Remaja Mesjid dan Media Sosial

Bulan Ramadhan kemarin, sambil menunggu buka puasa, Sob ngabuburit dimana? Pasti gak sedikit deh yang ngabuburit pake media sosial alias internetan. Kalau jaman dulu nih, yang addict sama internet pasti dibilang kutu buku, aneh bin kuper. Tapi kalau sekarang, yang gak bisa internetan malah dibilang gak gaul dan gak keren.

Yup, saat ini internet sudah menjadi life style. Maka gak heran kalau sekarang laptop dan netbook sudah bukan lagi barang langka. Bahkan smartphone, ipad dan sejenisnya saja saat ini mudah sekali untuk didapatkan dengan harga terjangkau. Karena kayaknya ada yang kurang tiap kali bepergian tapi gak bisa up date status dan lokasi. Iya kan?

Tapi nih Sob, media sosial gak melulu cuma buat pergaulan lho. Kalangan pebisnis banyak menggunakan media sosial untuk mengembangkan bisnis mereka. Media sosial bisa menjadi tempat promosi gratis bagi mereka yang juga menggeluti bisnis online.

Para politisi dan anggota dewan juga banyak menggunakan media sosial untuk melakukan personal branding atas diri mereka. Misalnya dengan mensosialisasikan kegiatan-kegiatan yang berhubungan dengan para konstituennya, atau mensosialisasikan kebijakan yang baru saja dibuatnya.

Bahkan ulama dan ustadz saja sudah banyak yang ikut bergabung di media sosial. Wuih, ustadz gaul dong. Weits, tunggu dulu! Para ustadz itu lagi dakwah kok. Mereka mensosialisasikan fatwa-fatwa melalui media sosial. Bahkan tidak sedikit yang mau melayani untuk menjawab konsultasi agama secara interaktif. Yup, para ustadz ini sedang merambah dunia Dakwah 2.0.

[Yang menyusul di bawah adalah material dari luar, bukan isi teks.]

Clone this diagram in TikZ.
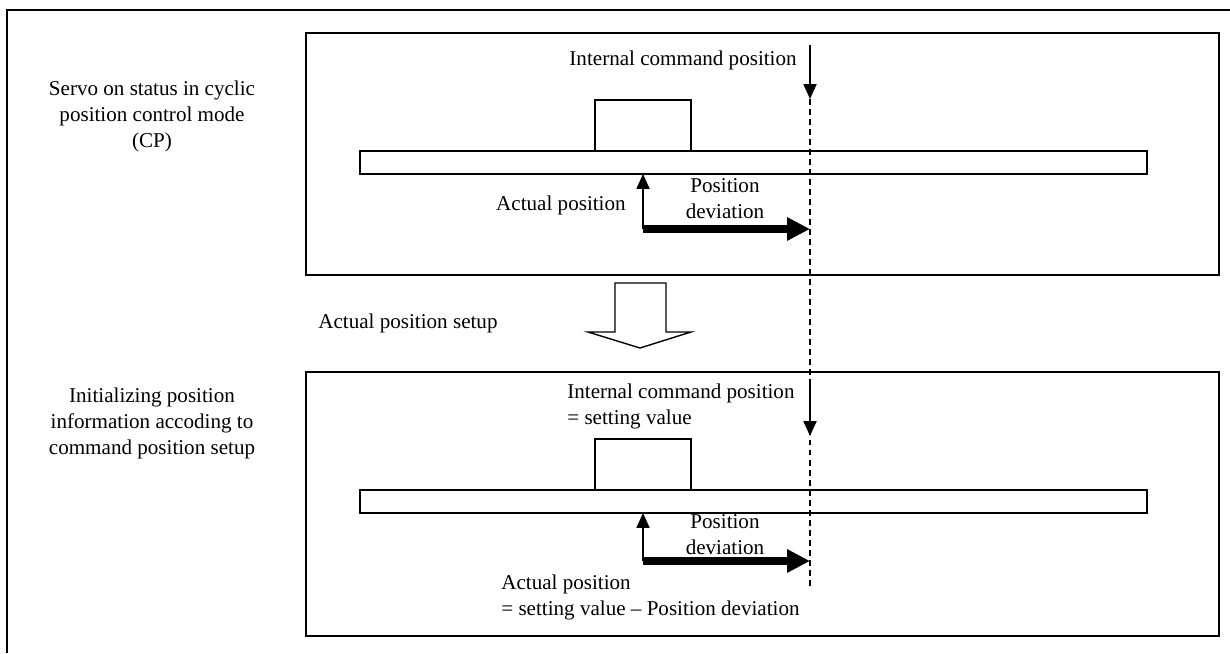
\documentclass[tikz,border=0pt]{standalone}
\usepackage{fontspec}
\setmainfont{Liberation Serif}
\usetikzlibrary{arrows.meta}

\tikzset{
  lbl/.style={font=\fontsize{12}{14.8}\selectfont, inner sep=0pt},
  frame/.style={draw, line width=0.9pt},
  thinarrow/.style={line width=0.7pt, -{Triangle[length=8.5pt,width=7.5pt]}},
  devarrow/.style={line width=4pt, -{Triangle[length=13pt,width=12.5pt]}},
  cmdline/.style={line width=0.6pt, dash pattern=on 3.4pt off 2.3pt}
}

\begin{document}
\begin{tikzpicture}[x=0.02cm,y=-0.02cm]
    \useasboundingbox (0,0) rectangle (1230,653);
    % outer frame (only its left and top edges fall inside the picture)
    \draw[frame] (7,653) -- (7,10) -- (1230,10);
    % the two panels
    \draw[frame] (306,33) rectangle (1219,275);
    \draw[frame] (306,372) rectangle (1219,636);

    % left captions
    \node[lbl, align=center] (capServo) at (152,116)
        {Servo on status in cyclic\\position control mode\\(CP)};
    \node[lbl, align=center] (capInit) at (152,423)
        {Initializing position\\information accoding to\\command position setup};

    % upper panel: rail and block
    \draw[line width=0.9pt] (360,151) rectangle (1147,174);
    \draw[line width=0.9pt] (595,100) rectangle (691,151);
    \coordinate (cmdA) at (810,45);
    \coordinate (cmdB) at (810,99);
    \coordinate (actA) at (643,229);
    \coordinate (actB) at (643,174);
    \coordinate (devA) at (810,229);
    \draw[thinarrow] (cmdA) -- (cmdB);
    \draw[thinarrow] (actA) -- (actB);
    \draw[devarrow] (actA) -- (devA);
    \node[lbl, anchor=east] (cmdUp) at (797,60) {Internal command position};
    \node[lbl, anchor=east] (actUp) at (626,205) {Actual position};
    \node[lbl, align=center] (devUp) at (725,199) {Position\\deviation};

    % hollow arrow between the panels
    \draw[line width=0.8pt] (615,283) -- (615,332) -- (588,332) -- (640,348)
        -- (691,332) -- (666,332) -- (666,283) -- cycle;
    \node[lbl, anchor=west] (setup) at (318,323) {Actual position setup};

    % lower panel: rail and block
    \draw[line width=0.9pt] (360,490) rectangle (1147,513);
    \draw[line width=0.9pt] (595,439) rectangle (691,490);
    \coordinate (cmdC) at (810,385);
    \coordinate (cmdD) at (810,436);
    \coordinate (actC) at (643,561);
    \coordinate (actD) at (643,513);
    \coordinate (devC) at (810,561);
    \draw[thinarrow] (cmdC) -- (cmdD);
    \draw[thinarrow] (actC) -- (actD);
    \draw[devarrow] (actC) -- (devC);
    \node[lbl, align=left, anchor=west] (cmdLo) at (567,406)
        {Internal command position\\= setting value};
    \node[lbl, align=center] (devLo) at (725,535) {Position\\deviation};
    \node[lbl, align=left, anchor=west] (actLo) at (501,597)
        {Actual position\\= setting value -- Position deviation};

    % command position line through both panels
    \draw[cmdline] (cmdB) -- (810,588);
\end{tikzpicture}
\end{document}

Lalu remaja kayak kita bisa gak sih memanfaatkan sisi-sisi lain dari media sosial? Bisa banget. Misalnya nih Sob, rohis atau organisasi remaja masjid kita punya usaha kecil-kecilan untuk menambah uang kas negara. Nah, media sosial bisa digunakan untuk membantu penjualannya. Siapa tahu, ada rekan kita di Papua yang kepincut sama barang dagangan kita dan order deh. Bahkan, bisa jadi lintas negara. Tapi ya kalau lintas negara, ongkir alias ongkos kirimnya juga mesti diperhatikan ya Sob, he he he.

Media sosial juga bisa dijadikan alat branding kita atau organisasi atau bahkan komunitas kita. Misalnya, Sob punya komunitas pecinta buku. Untuk menyalurkan hobi Sob itu, Sob bisa bergabung dengan salah satu (atau lebih) media sosial untuk berjejaring. Siapa tahu ada saudara kita di pelosok nusantara yang membutuhkan buku dan bisa Sob bantu.

Contoh lain media sosial sebagai alat branding, misalnya, saat ini isu terorisme stigmanya gak lepas dari orang Islam. Sebagai remaja muslim, masa rela sih Islam dicap sebagai agama teroris? Nah, untuk membantu membersihkan citra Islam, media sosial bisa disulap jadi sarana dakwah yang efektif. Kita bisa up load tulisan-tulisan keislaman yang inspiratif dan mencerahkan, bahkan kita bisa memberikan ajakan kepada kebaikan bagi teman-teman kita di jejaring sosial. Jadi, kalau dulu anak-anak mesjid (remaja mesjid atau rohis) dakwahnya cuma lewat buletin dan majalah dinding, sekarang harus sudah bermigrasi ke media sosial.

Saat ini, media sosial yang ada di dunia maya itu sudah menjadi tempat pertarungan ideologi. Kalau gak pintar-pintar memfilter, bisa tersesat juga. Pastinya kita gak mau kan kalau saudara kita ada yang tersesat akidahnya hanya karena keseringan bergaul di dunia maya? Untuk itu, sebagai anak mesjid, yuk kita sama-sama melek socmed! Agar bisa membawa pulang kawan-kawan yang terlanjur “tersesat” di dunia maya, kembali ke pelukan Islam. Wallahu’alam.